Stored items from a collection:
◇ ◇ ◇

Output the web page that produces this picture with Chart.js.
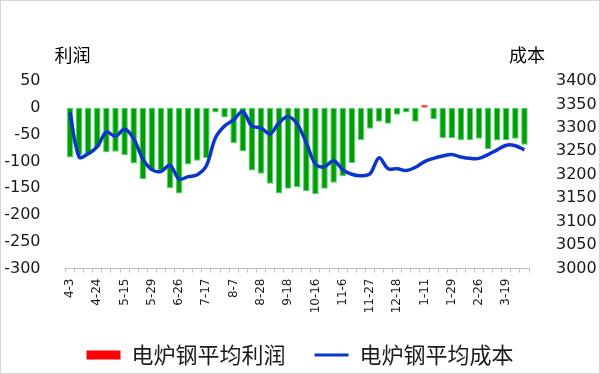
<!DOCTYPE html>
<html>
<head>
<meta charset="utf-8">
<script src="https://cdn.jsdelivr.net/npm/chart.js@4.4.1/dist/chart.umd.min.js"></script>
<style>
  html, body { margin: 0; padding: 0; background: #fff; }
  #wrap { position: relative; width: 600px; height: 374px; }
</style>
</head>
<body>
<div id="wrap"><canvas id="c" width="600" height="374"></canvas></div>
<script>
// ---- data ----
const categories = [
  '4-3','4-10','4-17','4-24','4-30','5-8','5-15','5-19','5-22','5-29',
  '6-5','6-12','6-26','7-3','7-10','7-17','7-24','7-31','8-7','8-14',
  '8-21','8-28','9-4','9-11','9-18','9-25','10-9','10-16','10-23','10-30',
  '11-6','11-13','11-20','11-27','12-4','12-11','12-18','12-25','1-4','1-11',
  '1-17','1-23','1-29','2-12','2-19','2-26','3-5','3-12','3-19','3-26','4-2'
];
const profit = [
  -93,-88,-88,-74,-83,-82,-88,-104,-133,-117,
  -117,-150,-160,-106,-99,-94,-9,-18,-66,-81,
  -117,-123,-142,-160,-151,-148,-156,-161,-151,-140,
  -128,-103,-60,-39,-26,-30,-13,-9,-26,5,
  -21,-57,-57,-60,-60,-58,-77,-61,-60,-58,-69
];
const cost = [
  3333,3238,3245,3260,3291,3282,3297,3277,3234,3211,
  3207,3220,3191,3196,3200,3219,3279,3304,3317,3335,
  3304,3300,3287,3311,3324,3308,3268,3223,3217,3230,
  3211,3201,3198,3202,3236,3213,3213,3209,3216,3228,
  3235,3240,3243,3238,3235,3235,3243,3253,3263,3262,3253
];
const profitTicks = [-300, 50, 50];   // min, max, step
const costTicks = [3000, 3400, 50];   // min, max, step
const seriesNames = ['电炉钢平均利润', '电炉钢平均成本'];
const axisTitles = ['利润', '成本'];

const GREEN = '#009e00';
const RED = '#ff0000';
const BLUE = '#0a35cc';
const TXT = '#1a1a1a';

const extras = {
  id: 'extras',
  afterDraw(chart) {
    const ctx = chart.ctx, a = chart.chartArea;
    ctx.save();
    ctx.font = '18px "Noto Sans CJK SC"';
    ctx.fillStyle = '#000';
    ctx.textBaseline = 'middle';
    ctx.textAlign = 'left';
    ctx.fillText(axisTitles[0], a.left - 11, 55);
    ctx.textAlign = 'right';
    ctx.fillText(axisTitles[1], a.right + 16, 55);
    ctx.strokeStyle = '#d6d6d6';
    ctx.lineWidth = 1;
    ctx.strokeRect(0.5, 0.5, chart.width - 1, chart.height - 1);
    ctx.restore();
  }
};

new Chart(document.getElementById('c'), {
  data: {
    labels: categories,
    datasets: [
      {
        type: 'bar',
        label: seriesNames[0],
        data: profit,
        yAxisID: 'y',
        order: 2,
        backgroundColor: profit.map(v => v >= 0 ? RED : GREEN),
        borderColor: profit.map(v => v >= 0 ? '#ff6060' : '#4fd07a'),
        borderWidth: 1,
        borderSkipped: false,
        barPercentage: 0.72,
        categoryPercentage: 1.0
      },
      {
        type: 'line',
        label: seriesNames[1],
        data: cost,
        yAxisID: 'y1',
        order: 1,
        borderColor: BLUE,
        backgroundColor: BLUE,
        borderWidth: 3.5,
        pointRadius: 0,
        tension: 0.35,
        fill: false
      }
    ]
  },
  options: {
    responsive: false,
    animation: false,
    devicePixelRatio: 1,
    layout: { padding: { top: 81, left: 0, right: 0, bottom: 0 } },
    plugins: {
      tooltip: { enabled: false },
      legend: {
        position: 'bottom',
        maxHeight: 59,
        labels: {
          usePointStyle: true,
          pointStyleWidth: 34,
          boxHeight: 9,
          padding: 29,
          color: TXT,
          font: { family: '"Noto Sans CJK SC"', size: 22 },
          sort: (a, b) => a.datasetIndex - b.datasetIndex,
          generateLabels: (chart) => chart.data.datasets.map((ds, i) => ({
            text: ds.label,
            datasetIndex: i,
            hidden: false,
            fillStyle: i === 0 ? RED : BLUE,
            strokeStyle: i === 0 ? RED : BLUE,
            lineWidth: i === 0 ? 0 : 3,
            pointStyle: i === 0 ? 'rect' : 'line',
            fontColor: TXT
          }))
        }
      }
    },
    scales: {
      x: {
        offset: true,
        grid: { display: true, drawOnChartArea: false, drawTicks: true, tickLength: 4, offset: true, color: '#bfbfbf' },
        border: { display: true, color: '#bfbfbf' },
        ticks: {
          autoSkip: false,
          minRotation: 90,
          maxRotation: 90,
          padding: 6,
          color: TXT,
          font: { family: '"DejaVu Sans"', size: 12 },
          callback: function(v, i) { return i % 3 === 0 ? categories[i] : ''; }
        },
        afterFit: s => { s.height = 46.5; }
      },
      y: {
        position: 'left',
        min: profitTicks[0], max: profitTicks[1],
        grid: { display: false },
        border: { display: false },
        ticks: { stepSize: profitTicks[2], padding: 17, color: TXT, font: { family: '"DejaVu Sans"', size: 16 },
                 callback: v => String(v) },
        afterFit: s => { s.width = 65.5; }
      },
      y1: {
        position: 'right',
        min: costTicks[0], max: costTicks[1],
        grid: { display: false },
        border: { display: false },
        ticks: { stepSize: costTicks[2], padding: 19, color: TXT, font: { family: '"DejaVu Sans"', size: 16 },
                 callback: v => String(v) },
        afterFit: s => { s.width = 71; }
      }
    }
  },
  plugins: [extras]
});
</script>
</body>
</html>
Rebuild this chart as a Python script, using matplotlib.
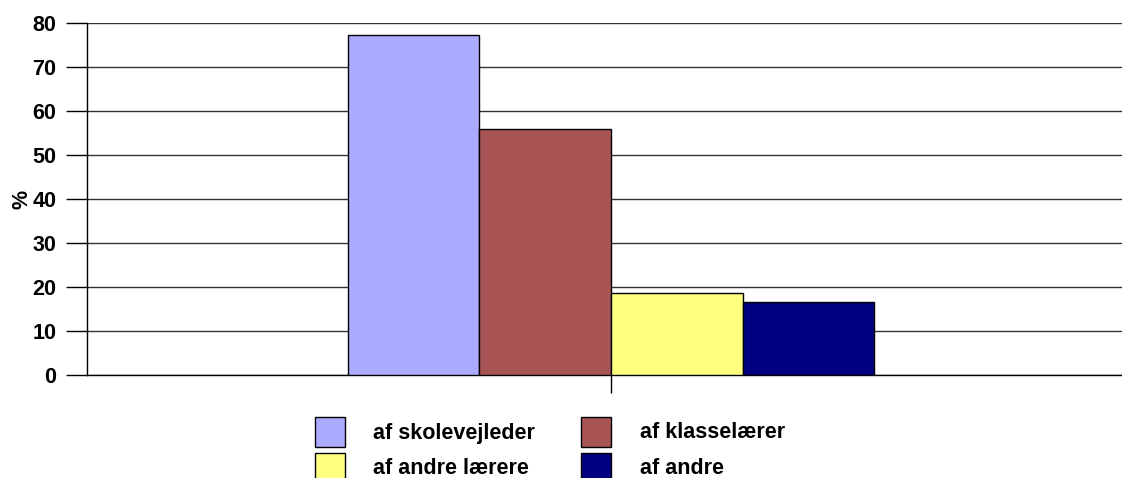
import matplotlib
matplotlib.use("Agg")
import matplotlib.pyplot as plt
from matplotlib.patches import Rectangle

categories = ["af skolevejleder", "af klasselærer", "af andre lærere", "af andre"]
values = [77.2, 56.0, 18.7, 16.7]
colors = ["#aaaaff", "#aa5555", "#ffff80", "#000080"]
yticks = [0, 10, 20, 30, 40, 50, 60, 70, 80]

plt.rcParams['font.family'] = ['Liberation Sans', 'DejaVu Sans']
FS = 15.5

W, H = 1122, 478
fig = plt.figure(figsize=(W / 100, H / 100), dpi=100)
left, right, top, bottom = 87, 1135, 23, 375
ax = fig.add_axes([left / W, 1 - bottom / H, (right - left) / W, (bottom - top) / H])

width = 0.1255
n = len(values)
for i, (v, c) in enumerate(zip(values, colors)):
    x = (i - (n - 1) / 2) * width
    ax.bar(x, v, width=width, color=c, edgecolor="black", linewidth=1.0, zorder=3)

ax.set_xlim(-0.5, 0.5)
ax.set_ylim(0, 80)
ax.set_yticks(yticks)
ax.set_yticklabels([str(t) for t in yticks], fontsize=FS, fontweight="bold")
ax.set_xticks([0])
ax.set_xticklabels([""])
ax.tick_params(axis="y", length=15, width=1, color="black", pad=7)
ax.tick_params(axis="x", length=13, width=1, color="black")
ax.yaxis.grid(True, color="#333333", linewidth=1)
ax.set_axisbelow(True)
for s in ["top", "right"]:
    ax.spines[s].set_visible(False)
ax.spines["left"].set_linewidth(1)
ax.spines["bottom"].set_linewidth(1)
ax.set_ylabel("%", fontsize=FS, fontweight="bold", labelpad=0)

# legend drawn manually in figure pixel coordinates
def px_rect(x0, y0, w, h, color):
    r = Rectangle((x0 / W, 1 - (y0 + h) / H), w / W, h / H, transform=fig.transFigure,
                  facecolor=color, edgecolor="black", linewidth=1, clip_on=False)
    fig.add_artist(r)

pos = [(315, 417), (581, 417), (315, 453), (581, 453)]
text_x = [373, 640, 373, 640]
for (bx, by), tx, lab, c in zip(pos, text_x, categories, colors):
    px_rect(bx, by, 30, 30, c)
    fig.text(tx / W, 1 - (by + 16) / H, lab, fontsize=FS, fontweight="bold",
             va="center", ha="left")

fig.savefig("out.png", dpi=100)
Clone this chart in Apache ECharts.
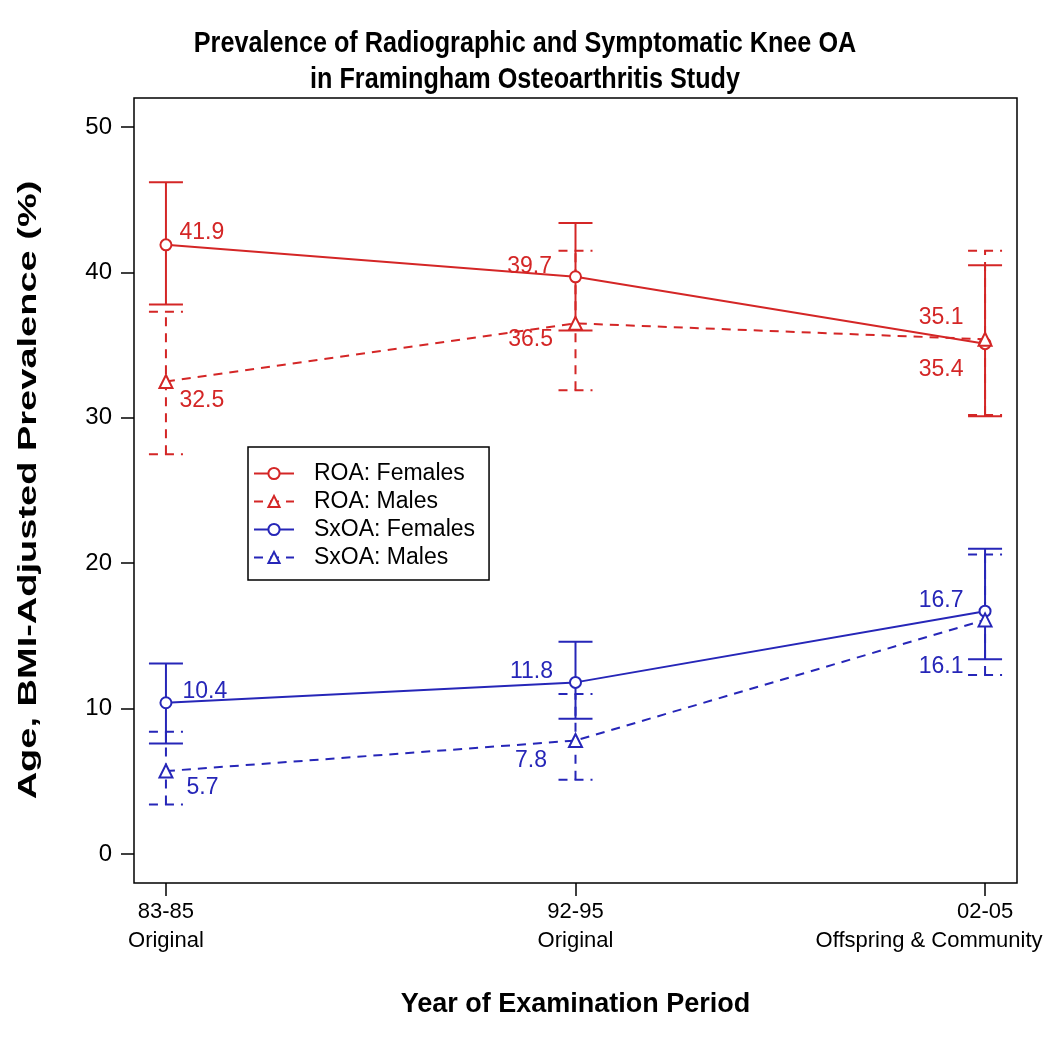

◇ ◇ ◇

[The request]: Check each line of the entries for the string "this". Copy the lines that have it.

[Correct response]:
Output the web page that produces this picture with Chart.js.
Rebuild this chart as a Python script, using matplotlib.
Clone this chart in Apache ECharts.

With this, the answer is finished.